All the while, the player is pursued with unprecedented severity by Chelsea. He was one of the club’s first big-money purchases after it was acquired by the Roman Abramovich, though Mutu was known to be a troubled man. {#}

Claudio Ranieri, his coach when he arrived at Chelsea, was fired to make way for Mourinho, who did not have a high opinion of Mutu as a player or a person.

Their differences became public when Mutu played a World Cup match for Romania even though Mourinho had pronounced the player injured. When Mutu returned, Chelsea subjected him to a drug test. When that revealed traces of cocaine, the club shamed him and tore up his contract.
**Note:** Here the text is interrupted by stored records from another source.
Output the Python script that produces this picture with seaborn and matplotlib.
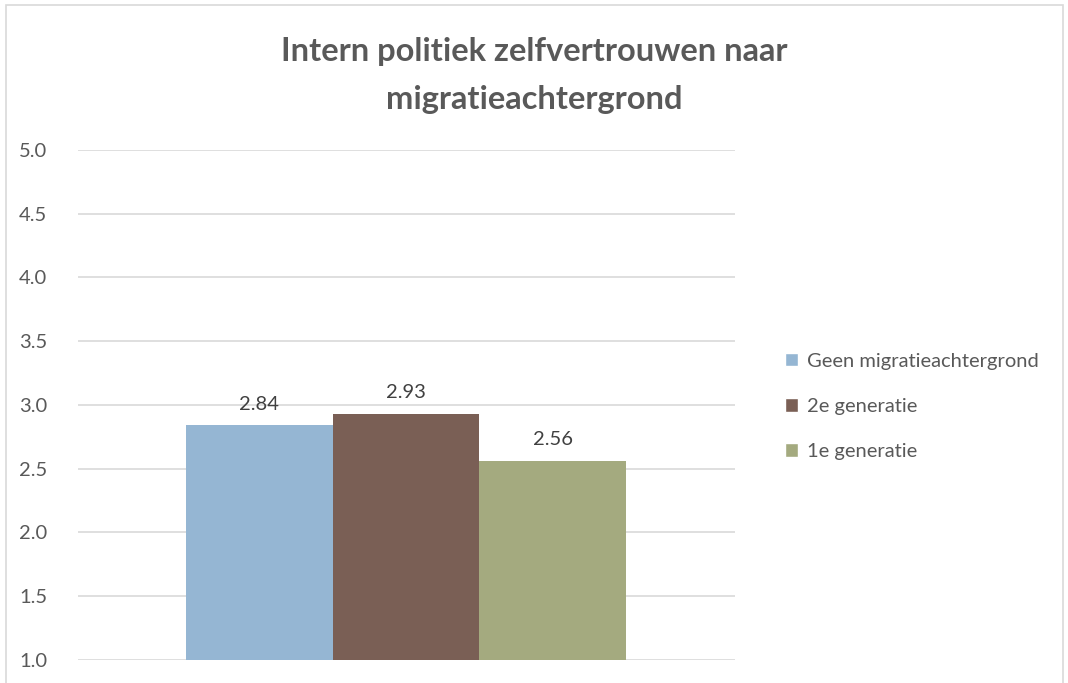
import pandas as pd
import matplotlib.pyplot as plt
import seaborn as sns
from matplotlib.patches import Rectangle

groups = ["Geen migratieachtergrond", "2e generatie", "1e generatie"]
scores = [2.84, 2.93, 2.56]
colors = ["#95b6d3", "#7a5f55", "#a4aa7f"]
yticks = [1.0, 1.5, 2.0, 2.5, 3.0, 3.5, 4.0, 4.5, 5.0]

df = pd.DataFrame({"groep": groups, "score": scores})

sns.set_theme(style="white")
plt.rcParams["font.family"] = ["Lato", "DejaVu Sans"]

fig = plt.figure(figsize=(10.68, 6.83), dpi=100)
ax = fig.add_axes([0.073, 0.0337, 0.615, 0.7467])

sns.barplot(data=df, x="groep", y="score", hue="groep", palette=colors,
            width=1.0, saturation=1, legend=False, ax=ax, zorder=3, linewidth=0)

ax.set_ylim(1.0, 5.0)
ax.set_yticks(yticks)
ax.set_yticklabels([f"{t:.1f}" for t in yticks], fontsize=14.5, color="#595959")
ax.set_xlim(-1.236, 3.243)
ax.set_xticks([])
ax.set_xlabel("")
ax.set_ylabel("")
ax.tick_params(axis="y", length=0, pad=22)
ax.yaxis.grid(True, color="#d9d9d9", linewidth=1.2, zorder=0)
for s in ax.spines.values():
    s.set_visible(False)

for i, v in enumerate(scores):
    ax.text(i, v + 0.1, f"{v:.2f}", ha="center", va="bottom",
            fontsize=14.5, color="#404040")

fig.text(0.5, 0.925, "Intern politiek zelfvertrouwen naar", ha="center", va="center",
         fontsize=23.5, fontweight="bold", color="#595959")
fig.text(0.5, 0.855, "migratieachtergrond", ha="center", va="center",
         fontsize=23.5, fontweight="bold", color="#595959")

handles = [Rectangle((0, 0), 1, 1, facecolor=c) for c in colors]
fig.legend(handles, groups, loc="center left", bbox_to_anchor=(0.718, 0.405),
           frameon=False, fontsize=14.5, labelcolor="#595959",
           handlelength=0.65, handleheight=0.65, handletextpad=0.45, labelspacing=1.4)

fig.patches.append(Rectangle((0.006, -0.01), 0.989, 1.003, transform=fig.transFigure,
                             fill=False, edgecolor="#d9d9d9", linewidth=1.2))

fig.savefig("out.png", dpi=100)
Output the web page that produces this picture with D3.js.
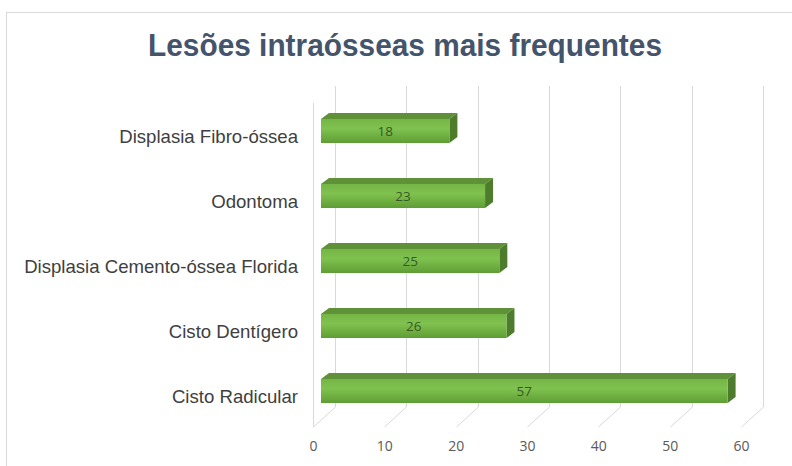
<!DOCTYPE html>
<html>
<head>
<meta charset="utf-8">
<script src="https://cdn.jsdelivr.net/npm/d3@7"></script>
<style>
  body { margin: 0; background: #fff; }
  .cat-label { font-family: "Liberation Sans", Arial, sans-serif; font-size: 18.6px; fill: #404040; }
  .tick text { font-family: "Open Sans", sans-serif; font-size: 14px; fill: #595959; }
  .val-label { font-family: "Open Sans", sans-serif; font-size: 13.5px; fill: #365a22; }
</style>
</head>
<body>
<div id="chart"></div>
<script>
var categories = ["Displasia Fibro-óssea", "Odontoma", "Displasia Cemento-óssea Florida", "Cisto Dentígero", "Cisto Radicular"]
var values = [18, 23, 25, 26, 57]
var ticks = [0, 10, 20, 30, 40, 50, 60]
var title = "Lesões intraósseas mais frequentes"

const width = 792, height = 466;
const svg = d3.select("#chart").append("svg")
  .attr("width", width)
  .attr("height", height);

// outer chart border
svg.append("rect")
  .attr("x", 6.5).attr("y", 12.5)
  .attr("width", 800).attr("height", 500)
  .attr("fill", "#fff")
  .attr("stroke", "#d9d9d9");

svg.append("text")
  .attr("x", 405).attr("y", 56)
  .attr("text-anchor", "middle")
  .attr("textLength", 514)
  .attr("lengthAdjust", "spacingAndGlyphs")
  .style("font-family", "'Liberation Sans', Arial, sans-serif")
  .style("font-weight", "bold")
  .style("font-size", "31px")
  .style("fill", "#44546a")
  .text(title);

// 3d frame: front plane, back plane
const frontX = 313, backX = 335;
const frontBottom = 427, backBottom = 407, backTop = 86, frontTop = 103;

const x = d3.scaleLinear().domain([0, 60]).range([0, 428]);
const y = d3.scaleBand().domain(categories).range([98.5, 423.5])
  .paddingInner(0.63).paddingOuter(0.315);

const grid = svg.append("g").attr("stroke", "#d9d9d9").attr("stroke-width", 1).attr("fill", "none");
// left side wall edge
grid.append("line")
  .attr("x1", frontX + 0.5).attr("x2", frontX + 0.5)
  .attr("y1", frontTop).attr("y2", frontBottom);
ticks.forEach(function (t) {
  const xb = Math.round(backX + x(t)) + 0.5;
  const xf = Math.round(frontX + x(t)) + 0.5;
  grid.append("line").attr("x1", xb).attr("x2", xb).attr("y1", backTop).attr("y2", backBottom);
  grid.append("line").attr("x1", xb).attr("x2", xf).attr("y1", backBottom).attr("y2", frontBottom);
});

// bottom axis labels
const axis = d3.axisBottom(x).tickValues(ticks).tickSize(0).tickPadding(0);
const axisG = svg.append("g")
  .attr("transform", `translate(${frontX},441)`)
  .call(axis);
axisG.select(".domain").remove();

// gradient for front faces
const defs = svg.append("defs");
const grad = defs.append("linearGradient")
  .attr("id", "barFront")
  .attr("x1", 0).attr("y1", 0).attr("x2", 0).attr("y2", 1);
grad.append("stop").attr("offset", "0%").attr("stop-color", "#74b545");
grad.append("stop").attr("offset", "40%").attr("stop-color", "#80c250");
grad.append("stop").attr("offset", "100%").attr("stop-color", "#5e9d34");

const barX0 = 321, depthX = 8, depthY = -6;

const bars = svg.append("g").selectAll("g")
  .data(values)
  .join("g");

bars.each(function (v, i) {
  const g = d3.select(this);
  const y0 = y(categories[i]);
  const h = y.bandwidth();
  const x1 = barX0 + x(v);
  // top face
  g.append("polygon")
    .attr("points", [[barX0, y0], [barX0 + depthX, y0 + depthY], [x1 + depthX, y0 + depthY], [x1, y0]].join(" "))
    .attr("fill", "#5f9139");
  // side face
  g.append("polygon")
    .attr("points", [[x1, y0], [x1 + depthX, y0 + depthY], [x1 + depthX, y0 + h + depthY], [x1, y0 + h]].join(" "))
    .attr("fill", "#4c7c2c");
  // front face
  g.append("rect")
    .attr("x", barX0).attr("y", y0)
    .attr("width", x(v)).attr("height", h)
    .attr("fill", "url(#barFront)");
  g.append("text")
    .attr("class", "val-label")
    .attr("x", barX0 + x(v) / 2)
    .attr("y", y0 + h / 2)
    .attr("dy", "0.35em")
    .attr("text-anchor", "middle")
    .text(v);
});

// category labels
svg.append("g").selectAll("text")
  .data(categories)
  .join("text")
  .attr("class", "cat-label")
  .attr("x", 298)
  .attr("y", d => y(d) + y.bandwidth() / 2 + 5)
  .attr("dy", "0.35em")
  .attr("text-anchor", "end")
  .text(d => d);
</script>
</body>
</html>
One interpretation was that the owner and the coach were setting an example to the sport: zero tolerance for drug takers.

England’s Football Association subsequently banned Mutu from any involvement in the game for seven months and fined him £20,000, or about $33,000 at current rates. FIFA made it a global suspension.

Mutu has admitted he was a lost soul. His wife, a television presenter in Romania, had divorced him and won custody rights to their baby son. He had a wild dalliance with a porn star. He was banned from driving after a police chase in Bucharest.

Chelsea compounded his instability. The club was on a high, top of the Premier League and taking the moral high ground by getting rid of a misfit whose drug habit breached his contract.

However, Juventus was interested. It picked him up for nothing, encouraged his rehabilitation, and its coach, Fabio Capello, changed him from a winger to a midfield creator.

Juventus then sold him on for €8 million to Fiorentina. And there, under his old Parma coach, Cesare Prandelli, Mutu blossomed into a playmaker voted the best in Italy.

Chelsea, rebuffed over claims to compensation from the Italian clubs, went for the player. Its lawyers sought the value it effectively had lost on his transfer, and FIFA deemed Mutu responsible for €17.17 million to be paid to Chelsea.

The case bounced round FIFA and ended up with the Court of Arbitration for Sport, based in Lausanne. Three lawyers, from Italy, France and Germany, threw out Mutu’s final appeal and said he must pay.

“The decision is profoundly unjust,” Mutu said in a statement last week. “I think I have amply paid for an error of youth, which is light-years away from the man and the footballer I am now.”

There are contrasting pictures of Mutu. In January 2008, while the case was before its disputes process, FIFA published the words of a Romanian psychologist, Florin Tudose, on its Web site.

“Adrian Mutu is a spoiled child who was lucky enough to be blessed with huge talent, but who hasn’t been able to make the most of it,” Tudose concluded.

Mutu himself says he is happily remarried, has two more children and has turned down big offers to stay in Florence. He recently said his agent told him there were offers from English clubs again.

“I would not go back to London if they paid me in gold,” Mutu said he replied. “Nowhere is as good for me now as Florence.”

“After a difficult period in my life as a man and in my sporting career, I’ve found serenity in Florence,” he said in his statement. “There’s no question of me leaving. I am a sportsman but also, above all, a citizen of the European Union and I believe sporting justice must respect the principles and fundamental rights of the community.”

Anyone who thinks the case of Chelsea versus Adrian Mutu is over is mistaken. But while the stamina of Abramovich’s legal team may be limitless, Mutu only has so long left in sport — and therefore in the power of FIFA and the Court of Arbitration for Sport.

In the meantime, the case might redefine the powers of the tribunals sports set up to be their own judge and jury.